I've touched on this before: the logorrhoea of some of the upper middle classes, the effusive politesse that topples over into parody.
This morning I stood back to let a woman through a shop door.
"Oh, that is kind of you!" she said. "Thank you so much!"
Now, if I had paid for her Sunday papers, then taken her home and cooked her a full English breakfast, washed and 'valet-ed' her Range Rover while she was eating it, then tied her to my bed with one of my newly-discovered thin Sixties ties and rogered her until lunchtime before sending her home to her husband with a gift-wrapped box of Ferrero Rocher, then an appropriate response might have been: "Oh, that is kind of you! Thank you so much!"
But I only let her through a doorway ahead of me. I would have been quite happy with "Thank you". Or, as the paper boys and girls say to me when I similarly prioritise their egress (women and children first is our family motto: I'm descended from seafarers, you know) "Cheers, mate."
What torrent of words would pour from that woman's mouth if you saved her Labrador from drowning in the village brook? She'd be thanking you from Harvest Festival till Christmas.
Also this morning, I discovered another reason not to lament that I shall never hear that two-tone cry of 'Da-ad!'
The Sunday papers are now so heavy that I saw some paper boys and girls being collected from the newsagent in their parents' cars and chauffeur driven on their paper round.

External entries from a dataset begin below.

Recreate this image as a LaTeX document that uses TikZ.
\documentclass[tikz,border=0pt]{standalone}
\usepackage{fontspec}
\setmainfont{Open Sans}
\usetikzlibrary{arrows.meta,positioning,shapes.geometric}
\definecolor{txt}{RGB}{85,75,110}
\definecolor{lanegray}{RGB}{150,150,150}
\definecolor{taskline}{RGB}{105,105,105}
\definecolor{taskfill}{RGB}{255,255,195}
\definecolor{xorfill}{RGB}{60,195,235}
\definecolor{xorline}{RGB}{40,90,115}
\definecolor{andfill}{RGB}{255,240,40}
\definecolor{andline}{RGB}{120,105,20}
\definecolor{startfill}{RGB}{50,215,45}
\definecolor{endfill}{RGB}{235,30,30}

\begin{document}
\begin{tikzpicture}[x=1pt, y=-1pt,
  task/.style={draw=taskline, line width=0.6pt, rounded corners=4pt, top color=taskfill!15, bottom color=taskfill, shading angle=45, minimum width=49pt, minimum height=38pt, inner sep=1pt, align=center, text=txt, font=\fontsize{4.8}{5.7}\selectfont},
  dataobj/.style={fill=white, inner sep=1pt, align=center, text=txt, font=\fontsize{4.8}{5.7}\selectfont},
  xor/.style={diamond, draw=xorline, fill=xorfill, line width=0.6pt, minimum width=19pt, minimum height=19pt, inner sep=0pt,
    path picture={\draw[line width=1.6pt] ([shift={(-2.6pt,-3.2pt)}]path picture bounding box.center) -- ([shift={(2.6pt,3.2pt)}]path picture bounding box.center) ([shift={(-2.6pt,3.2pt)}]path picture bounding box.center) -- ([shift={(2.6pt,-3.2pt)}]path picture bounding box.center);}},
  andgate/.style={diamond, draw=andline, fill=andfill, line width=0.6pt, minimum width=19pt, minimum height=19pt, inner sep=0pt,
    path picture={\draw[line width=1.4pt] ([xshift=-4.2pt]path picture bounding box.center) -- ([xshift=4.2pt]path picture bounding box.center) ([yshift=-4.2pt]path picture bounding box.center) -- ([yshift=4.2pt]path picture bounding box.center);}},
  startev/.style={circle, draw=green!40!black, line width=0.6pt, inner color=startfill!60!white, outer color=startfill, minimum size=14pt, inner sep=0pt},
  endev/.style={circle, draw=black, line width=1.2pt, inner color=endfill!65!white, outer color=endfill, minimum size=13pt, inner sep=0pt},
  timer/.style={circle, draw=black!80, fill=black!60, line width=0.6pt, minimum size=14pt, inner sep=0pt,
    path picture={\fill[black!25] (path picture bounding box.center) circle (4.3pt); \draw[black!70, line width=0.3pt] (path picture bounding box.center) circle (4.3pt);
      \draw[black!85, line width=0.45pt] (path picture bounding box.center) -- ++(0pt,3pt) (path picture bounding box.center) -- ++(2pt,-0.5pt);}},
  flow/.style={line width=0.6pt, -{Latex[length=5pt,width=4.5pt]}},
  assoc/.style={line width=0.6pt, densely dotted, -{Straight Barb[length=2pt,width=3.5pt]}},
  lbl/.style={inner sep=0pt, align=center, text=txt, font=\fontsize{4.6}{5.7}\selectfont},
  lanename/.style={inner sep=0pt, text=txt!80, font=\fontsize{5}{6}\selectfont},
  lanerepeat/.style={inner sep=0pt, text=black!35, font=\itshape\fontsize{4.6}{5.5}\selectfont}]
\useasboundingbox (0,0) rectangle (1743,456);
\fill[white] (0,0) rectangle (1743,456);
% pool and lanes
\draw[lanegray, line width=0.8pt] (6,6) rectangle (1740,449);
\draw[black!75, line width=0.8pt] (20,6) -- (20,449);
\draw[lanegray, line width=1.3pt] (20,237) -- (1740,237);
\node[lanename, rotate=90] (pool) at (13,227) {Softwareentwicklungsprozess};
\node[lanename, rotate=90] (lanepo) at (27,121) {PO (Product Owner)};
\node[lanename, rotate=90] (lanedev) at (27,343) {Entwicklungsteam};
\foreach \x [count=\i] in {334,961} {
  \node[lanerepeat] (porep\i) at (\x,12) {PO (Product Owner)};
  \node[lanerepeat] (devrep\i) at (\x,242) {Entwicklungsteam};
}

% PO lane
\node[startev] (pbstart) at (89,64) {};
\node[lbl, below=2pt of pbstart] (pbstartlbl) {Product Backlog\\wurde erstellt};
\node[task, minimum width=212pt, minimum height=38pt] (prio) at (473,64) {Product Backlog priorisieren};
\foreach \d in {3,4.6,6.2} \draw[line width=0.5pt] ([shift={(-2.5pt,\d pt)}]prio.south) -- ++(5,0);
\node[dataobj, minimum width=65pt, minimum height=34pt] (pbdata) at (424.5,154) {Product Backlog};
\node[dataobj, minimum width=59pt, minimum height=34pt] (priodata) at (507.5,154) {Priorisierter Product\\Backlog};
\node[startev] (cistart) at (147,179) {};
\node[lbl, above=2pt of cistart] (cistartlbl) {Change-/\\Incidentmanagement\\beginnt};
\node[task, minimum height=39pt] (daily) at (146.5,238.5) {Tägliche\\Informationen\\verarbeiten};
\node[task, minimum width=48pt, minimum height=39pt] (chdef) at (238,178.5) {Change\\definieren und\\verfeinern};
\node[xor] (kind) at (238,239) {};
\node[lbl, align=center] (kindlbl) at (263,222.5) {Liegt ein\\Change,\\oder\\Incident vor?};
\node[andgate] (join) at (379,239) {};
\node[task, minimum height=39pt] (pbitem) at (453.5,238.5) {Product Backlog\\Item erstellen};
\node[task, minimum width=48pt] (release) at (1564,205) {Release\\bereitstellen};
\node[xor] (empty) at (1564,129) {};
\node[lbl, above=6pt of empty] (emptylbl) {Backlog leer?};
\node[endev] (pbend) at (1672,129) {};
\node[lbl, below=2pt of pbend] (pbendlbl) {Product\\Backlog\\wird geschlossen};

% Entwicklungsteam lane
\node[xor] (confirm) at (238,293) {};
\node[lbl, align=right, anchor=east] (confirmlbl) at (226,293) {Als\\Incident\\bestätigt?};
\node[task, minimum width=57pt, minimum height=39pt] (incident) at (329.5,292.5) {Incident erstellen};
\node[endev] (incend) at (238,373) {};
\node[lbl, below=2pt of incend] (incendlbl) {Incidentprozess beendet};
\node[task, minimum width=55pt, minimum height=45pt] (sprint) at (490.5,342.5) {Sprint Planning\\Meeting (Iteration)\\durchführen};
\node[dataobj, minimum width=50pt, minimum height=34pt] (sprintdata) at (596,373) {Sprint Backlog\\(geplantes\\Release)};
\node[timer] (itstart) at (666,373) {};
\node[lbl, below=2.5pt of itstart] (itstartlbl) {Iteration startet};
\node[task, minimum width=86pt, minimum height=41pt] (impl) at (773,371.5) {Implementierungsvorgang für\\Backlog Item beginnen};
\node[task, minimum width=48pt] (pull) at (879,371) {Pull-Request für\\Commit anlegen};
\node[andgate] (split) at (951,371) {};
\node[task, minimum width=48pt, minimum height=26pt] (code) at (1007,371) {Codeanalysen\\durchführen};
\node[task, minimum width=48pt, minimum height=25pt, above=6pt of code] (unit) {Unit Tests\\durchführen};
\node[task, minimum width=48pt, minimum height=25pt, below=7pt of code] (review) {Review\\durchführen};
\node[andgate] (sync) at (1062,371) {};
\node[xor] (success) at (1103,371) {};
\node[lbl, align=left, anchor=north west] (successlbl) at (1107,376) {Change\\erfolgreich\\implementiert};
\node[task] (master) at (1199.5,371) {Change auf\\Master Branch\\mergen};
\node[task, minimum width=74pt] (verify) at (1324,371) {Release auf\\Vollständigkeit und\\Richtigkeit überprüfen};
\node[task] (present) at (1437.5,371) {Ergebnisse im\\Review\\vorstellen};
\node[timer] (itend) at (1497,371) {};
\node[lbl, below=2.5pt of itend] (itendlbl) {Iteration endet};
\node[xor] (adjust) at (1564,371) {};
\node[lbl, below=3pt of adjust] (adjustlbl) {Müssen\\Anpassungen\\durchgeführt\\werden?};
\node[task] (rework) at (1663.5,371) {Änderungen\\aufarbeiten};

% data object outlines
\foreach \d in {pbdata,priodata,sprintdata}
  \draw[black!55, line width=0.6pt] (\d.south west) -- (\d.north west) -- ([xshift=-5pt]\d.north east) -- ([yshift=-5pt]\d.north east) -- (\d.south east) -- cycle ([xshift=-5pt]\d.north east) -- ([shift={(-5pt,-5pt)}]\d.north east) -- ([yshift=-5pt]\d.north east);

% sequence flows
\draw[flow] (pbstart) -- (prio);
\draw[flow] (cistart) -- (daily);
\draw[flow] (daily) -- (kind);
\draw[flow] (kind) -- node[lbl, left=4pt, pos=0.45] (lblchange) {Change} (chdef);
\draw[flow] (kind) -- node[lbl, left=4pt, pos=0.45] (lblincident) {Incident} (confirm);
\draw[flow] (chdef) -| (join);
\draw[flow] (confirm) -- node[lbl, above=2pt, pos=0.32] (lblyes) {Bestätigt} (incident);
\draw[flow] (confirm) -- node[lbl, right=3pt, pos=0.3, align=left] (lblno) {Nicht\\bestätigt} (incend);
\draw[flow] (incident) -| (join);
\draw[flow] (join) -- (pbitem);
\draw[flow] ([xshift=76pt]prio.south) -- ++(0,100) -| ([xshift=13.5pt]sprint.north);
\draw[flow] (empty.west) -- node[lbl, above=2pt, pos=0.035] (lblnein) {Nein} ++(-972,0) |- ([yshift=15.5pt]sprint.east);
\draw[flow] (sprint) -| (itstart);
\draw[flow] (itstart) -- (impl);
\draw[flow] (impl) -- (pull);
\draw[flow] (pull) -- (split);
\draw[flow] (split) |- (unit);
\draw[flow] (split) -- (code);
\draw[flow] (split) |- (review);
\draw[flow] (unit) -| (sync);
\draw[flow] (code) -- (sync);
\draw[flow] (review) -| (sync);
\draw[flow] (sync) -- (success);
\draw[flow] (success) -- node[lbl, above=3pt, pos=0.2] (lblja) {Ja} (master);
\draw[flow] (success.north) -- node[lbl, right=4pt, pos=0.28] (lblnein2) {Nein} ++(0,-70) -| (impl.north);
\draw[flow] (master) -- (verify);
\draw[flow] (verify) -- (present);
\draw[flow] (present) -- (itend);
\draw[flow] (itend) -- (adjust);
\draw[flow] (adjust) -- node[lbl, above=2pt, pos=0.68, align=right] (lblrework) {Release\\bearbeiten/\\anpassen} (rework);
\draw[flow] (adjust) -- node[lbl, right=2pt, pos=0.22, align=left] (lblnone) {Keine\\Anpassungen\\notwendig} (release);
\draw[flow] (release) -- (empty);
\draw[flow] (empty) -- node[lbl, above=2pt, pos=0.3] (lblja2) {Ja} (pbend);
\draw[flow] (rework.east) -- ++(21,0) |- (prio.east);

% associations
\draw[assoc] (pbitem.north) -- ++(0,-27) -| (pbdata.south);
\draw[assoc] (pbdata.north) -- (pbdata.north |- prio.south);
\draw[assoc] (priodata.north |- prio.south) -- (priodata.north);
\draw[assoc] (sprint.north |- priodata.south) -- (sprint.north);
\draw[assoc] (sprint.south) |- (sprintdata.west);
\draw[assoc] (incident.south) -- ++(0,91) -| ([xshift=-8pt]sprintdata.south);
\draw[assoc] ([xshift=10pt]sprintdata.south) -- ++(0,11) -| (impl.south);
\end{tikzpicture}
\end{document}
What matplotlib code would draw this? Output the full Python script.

The Victorians were more sensible. When they sent little boys up chimneys their fathers didn't sit on the roof winching them up on ropes with a mobile shower unit on standby in the Squire's garden.
I may have given you the impression that I am not currently in a relationship. I now realise this was not strictly true and must apologise.
I realised my mistake when I read a letter from the Managing Director of British Gas in yesterday's Money Guardian. He said that British Gas were very proud to have 'some 24 million customer relationships'.
Not so long ago he would have simply said that they have 24 million customers.
Having 24 million relationships takes promiscuity to astronomical levels. But I myself have relationships with any number of corporate giants and in many cases it's a bit like a long-term marriage. I stay with them through apathy and laziness, despite the fact that I could find a cheaper partner elsewhere. British Gas come and give me a cursory service once a year, for which I pay them an absurd amount of money. I continue to do so from superstition: the conviction that as soon as I cancel the agreement my boiler will explode.
The one occasion that I demanded more from our relationship, an impertinent youth told me I could repair a radiator myself if I had something called an 'Alan Key'. I replied that I had neither an Alan Key nor a Colin Key. Someone called Graham had once given me his front door key but I had returned it, fearing that things were getting too serious. The teenage gas representative made his excuses and left and the bathroom radiator remained as cold as my erstwhile relationship with Graham.
Perhaps the people in most urgent need of relationship counselling are the water companies. They have again been telling us that huge amounts of water could be saved if we didn't leave the tap running while brushing our teeth. Meanwhile, their own crumbling infrastructure is leaking billions of gallons of water almost as fast as dividends are lining the pockets of their shareholders.
It's a bit like a wife criticising her husband for having a couple of beers in the pub every night whilst she is sitting at home guzzling several litres of Lambrusco.
I mentioned the other day that the new format Guardian is frequently missing some of its sections and that I had telephoned their call centre.
It's only fair to say that the call centre staff were friendly and helpful. They didn't put me on hold or make me listen to the Four Seasons and they didn't call me 'yourself'.
Moreover, when they said they would post me the missing section, it was no idle promise. It was sent First Class and arrived the next morning.
It would have been even more impressive if they hadn't sent me the wrong section.
Why does life have to be like this?
More consumer news: those clever people at Messrs Heinz have launched a new Tomato Ketchup bottle with a 'Stay Clean Cap' that doesn't clog.
I am pleased to report that it works superbly well. The sauce gushed forth in a forceful, uninterrupted flow.
This may be nit-picking on my part, but the sauce issued from my bottle at a right angle, completely missing my chips and covering my shirt in ketchup.
Maybe it was just a rogue bottle, the condiment equivalent of the Jewish man who had been circumcised by a Rabbi with Parkinson's and spent his life pissing over other men's shoes. But of all the ketchup bottles in all the supermarkets, why did I have to buy that one?
I say again, why does life have to be like this?